Termasuk Bupati Toeloes bin Haji Manan – ayah kandung pujangga “Binatang Jalang” Chairil Anwar. Ada laporan yang menyebutkan “karena sang Bupati terkesan begitu tenang dan gagah dalam menghadapi pasukan Belanda, mereka menembaknya dari belakang”.

Singkat cerita, waktu itu Sungai Rengat sempat tumpat, dan masyarakat di sekitarnya selama beberapa waktu yang cukup lama tidak mau memakan ikan yang ditangkap di sungai, apalagi setelah pernah ditemukan jari manusia dalam perut seekor ikan yang sempat tertangkap. Belanda mengaku “hanya” 80 orang yang terbantai, sementara kenyataannya adalah puluhan kali dari itu yang dihabisi Belanda.
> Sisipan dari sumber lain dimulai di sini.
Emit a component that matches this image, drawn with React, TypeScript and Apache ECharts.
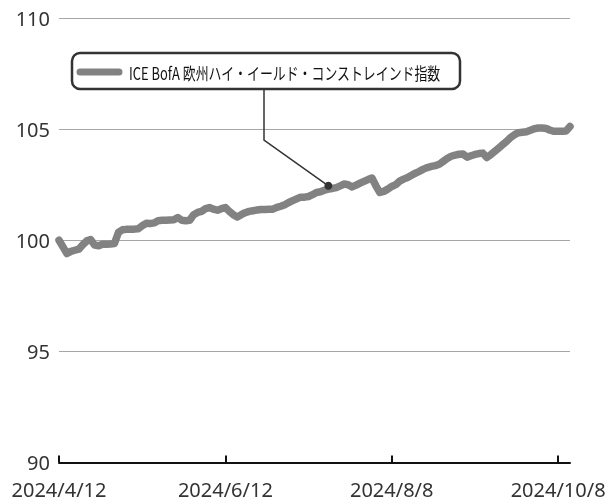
import React, { useEffect, useRef } from "react";
import * as echarts from "echarts";

const seriesName = "ICE BofA 欧州ハイ・イールド・コンストレインド指数";

const values = [
  100.0, 99.7, 99.4, 99.5, 99.55, 99.6, 99.8, 99.97, 100.03, 99.78,
  99.75, 99.82, 99.82, 99.83, 99.85, 100.35, 100.47, 100.49, 100.49, 100.5,
  100.52, 100.65, 100.76, 100.75, 100.78, 100.88, 100.9, 100.9, 100.91, 100.92,
  101.02, 100.9, 100.88, 100.9, 101.15, 101.25, 101.3, 101.42, 101.47, 101.4,
  101.35, 101.42, 101.47, 101.3, 101.15, 101.05, 101.15, 101.24, 101.3, 101.33,
  101.36, 101.38, 101.38, 101.39, 101.4, 101.48, 101.53, 101.6, 101.7, 101.78,
  101.86, 101.94, 101.94, 101.97, 102.05, 102.15, 102.18, 102.25, 102.3, 102.33,
  102.37, 102.45, 102.53, 102.5, 102.4, 102.48, 102.57, 102.65, 102.73, 102.8,
  102.45, 102.15, 102.2, 102.3, 102.42, 102.5, 102.66, 102.75, 102.82, 102.92,
  103.02, 103.1, 103.2, 103.27, 103.32, 103.36, 103.42, 103.55, 103.68, 103.78,
  103.83, 103.87, 103.88, 103.74, 103.8, 103.86, 103.9, 103.92, 103.72, 103.85,
  104.0, 104.15, 104.3, 104.45, 104.62, 104.75, 104.84, 104.86, 104.88, 104.95,
  105.02, 105.05, 105.05, 105.03, 104.95, 104.9, 104.9, 104.9, 104.92, 105.12,
];

const tickLabels = ["2024/4/12", "2024/6/12", "2024/8/8", "2024/10/8"];
const tickIndices = [0, 42, 84, 126];

const yMin = 90;
const yMax = 110;
const yStep = 5;

const calloutIndex = 68;
const calloutValue = 102.45;

export default function App() {
  const ref = useRef<HTMLDivElement>(null);

  useEffect(() => {
    if (!ref.current) return;
    const chart = echarts.init(ref.current, null, { renderer: "svg" });

    const categories = values.map((_, i) => {
      const k = tickIndices.indexOf(i);
      return k >= 0 ? tickLabels[k] : "p" + i;
    });
    const showIdx = (idx: number) => tickIndices.includes(idx);

    chart.setOption({
      animation: false,
      grid: { left: 59, right: 40, top: 18, bottom: 35, containLabel: false },
      xAxis: {
        type: "category",
        data: categories,
        boundaryGap: false,
        axisLine: { show: true, lineStyle: { color: "#111", width: 2 } },
        axisTick: {
          show: true,
          inside: true,
          length: 7,
          interval: showIdx,
          lineStyle: { color: "#111", width: 2 },
        },
        axisLabel: {
          interval: showIdx,
          formatter: (v: string) => (tickLabels.includes(v) ? v : ""),
          fontFamily: "Noto Sans",
          fontSize: 20,
          lineHeight: 17,
          color: "#333",
          margin: 18,
        },
        splitLine: { show: false },
      },
      yAxis: {
        type: "value",
        min: yMin,
        max: yMax,
        interval: yStep,
        axisLine: { show: false },
        axisTick: { show: false },
        axisLabel: {
          fontFamily: "Noto Sans",
          fontSize: 20,
          lineHeight: 18,
          color: "#333",
          margin: 9,
        },
        splitLine: { show: true, lineStyle: { color: "#a6a6a6", width: 1 } },
      },
      series: [
        {
          name: seriesName,
          type: "line",
          data: values,
          showSymbol: false,
          symbol: "none",
          lineStyle: { color: "#828282", width: 7.5, join: "round", cap: "round" },
          z: 2,
        },
      ],
    });

    const p = chart.convertToPixel({ seriesIndex: 0 }, [calloutIndex, calloutValue]) as number[];
    const boxX = 72;
    const boxY = 53;
    const boxW = 388;
    const boxH = 36;
    const elbowX = 264;
    const elbowY = 140;

    chart.setOption({
      graphic: [
        {
          type: "polyline",
          z: 10,
          shape: { points: [[elbowX, boxY + boxH], [elbowX, elbowY], [p[0], p[1]]] },
          style: { stroke: "#333", lineWidth: 1.5, fill: null },
        },
        {
          type: "circle",
          z: 11,
          shape: { cx: p[0], cy: p[1], r: 4 },
          style: { fill: "#333" },
        },
        {
          type: "group",
          x: boxX,
          y: boxY,
          z: 12,
          children: [
            {
              type: "rect",
              shape: { x: 0, y: 0, width: boxW, height: boxH, r: 8 },
              style: { fill: "#fff", stroke: "#333", lineWidth: 2.5 },
            },
            {
              type: "line",
              shape: { x1: 8, y1: 19, x2: 47, y2: 19 },
              style: { stroke: "#828282", lineWidth: 7, lineCap: "round" },
            },
            {
              type: "text",
              x: 57,
              y: 19,
              scaleX: 0.76,
              style: {
                text: seriesName,
                fontFamily: "Noto Sans CJK JP",
                fontSize: 17,
                fill: "#111",
                verticalAlign: "middle",
                align: "left",
              },
            },
          ],
        },
      ],
    });

    return () => {
      chart.dispose();
    };
  }, []);

  return (
    <div
      ref={ref}
      style={{ position: "fixed", left: 0, top: 0, width: 610, height: 499 }}
    />
  );
}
Belanda menyebut segala kejadian itu “kebetulan” (accindental), sementara menurut beberapa pengamat itu adalah perbuatan “terstruktur’. Dikatakan, tentara Belanda yang dikerahkan, di antaranya ada yang sudah kelelahan karena terus dikerahkan untuk beroperasi ke berbagai tempat di Indonesia, dan sebagian dari mereka, sebelum ditugaskan dan dikerahkan ke Rengat telah dicekoki tablet Benzedrine, “obat” yang dalam Perang Dunia II banyak digunakan untuk “melawan kelelahan”. Ketika Amerika bercokol di Vietnam melawan Viet Cong, obat ini juga banyak digunakan.

Wartawati Anne-Lot Hoek mengatakan bahwa “budaya pasukan khusus Belanda itu punya kemiripan dengan sikap penjahat perang Raymond Turk Westerling, yang membangga-banggakan pembantaian itu sebagai suatu prestasi besar. Dalam memoir yang diterbitkan dalam Tahun 1952 di Belanda, Westerling melukiskan dirinya sebagai “Ratu/Raja Adil”, sebagai “Robin Hood” dari Timur, dan misi yang dilancarkannya dihiasi “aura keagamaan”, yang didasarkan keyakinan bahwa “bangsa Indonesia akan dibebaskan melalui kekerasan massa yang membenturkan mereka dengan mereka”.

Meski pembantaian di Rengat itu termaktub dalam berbagai arsip yang tersimpan di sejumlah perpustakaan, seperti Universitas Leiden, namun seakan tidak ada upaya yang sungguh-sungguh untuk membongkar pembantaian itu secara tuntas. Makanya timbul pertanyaan di sementara kalangan: Kenapa baik Belanda maupun Indonesia seakan tidak bernafsu atau berminat untuk menyelipkan peristiwa jahat ini dalam buku-buku sejarah kedua negara?

Kalau Belanda memang seolah ingin menutupi kejadian ini demi nama baiknya, maka itu masuk akal. Tetapi Indonesia sebagai korban? Pernah seorang mahasiswa S3 asal Swiss yang menemukan arsip “Pembantaian Rengat” dalam perpustakaan sebuah perguruan tinggi di Belanda, bertanya “Kenapa Indonesia berdiam diri?”

Dalam tahun 1980-an  ketika Orde Baru masih berkuasa pernah ada “sentilan pedas” dari berbagai pihak di Belanda tentang “Riwayat Hak Asasi Manusia”  di Indonesia di bawah Presiden Suharto. Indonesia memilih “meneng-meneng wae”.

Kenapa, ya?

Pada hemat saya Orde Baru waktu itu tidak ingin seakan membenarkan perbuatannya yang dicela itu (semisal Peristiwa Tanjung Priok?), dengan mengungkit kembali perbuatan tercela yang serupa bahkan mungkin juga sama yang pernah dilakukan Belanda ketika menjajah Indonesia.

Sesabar itukah kita seharusnya?

Ada sentilan: “Menghilangkan satu nyawa anda akan dituduh pembunuh, namun kalau anda menghilangkan sejuta nyawa maka anda akan disebut penakluk dan kalau anda membunuh seluruh umat manusia anda adalah Tuhan.” (Jean Rostand). Wallahu a’lam.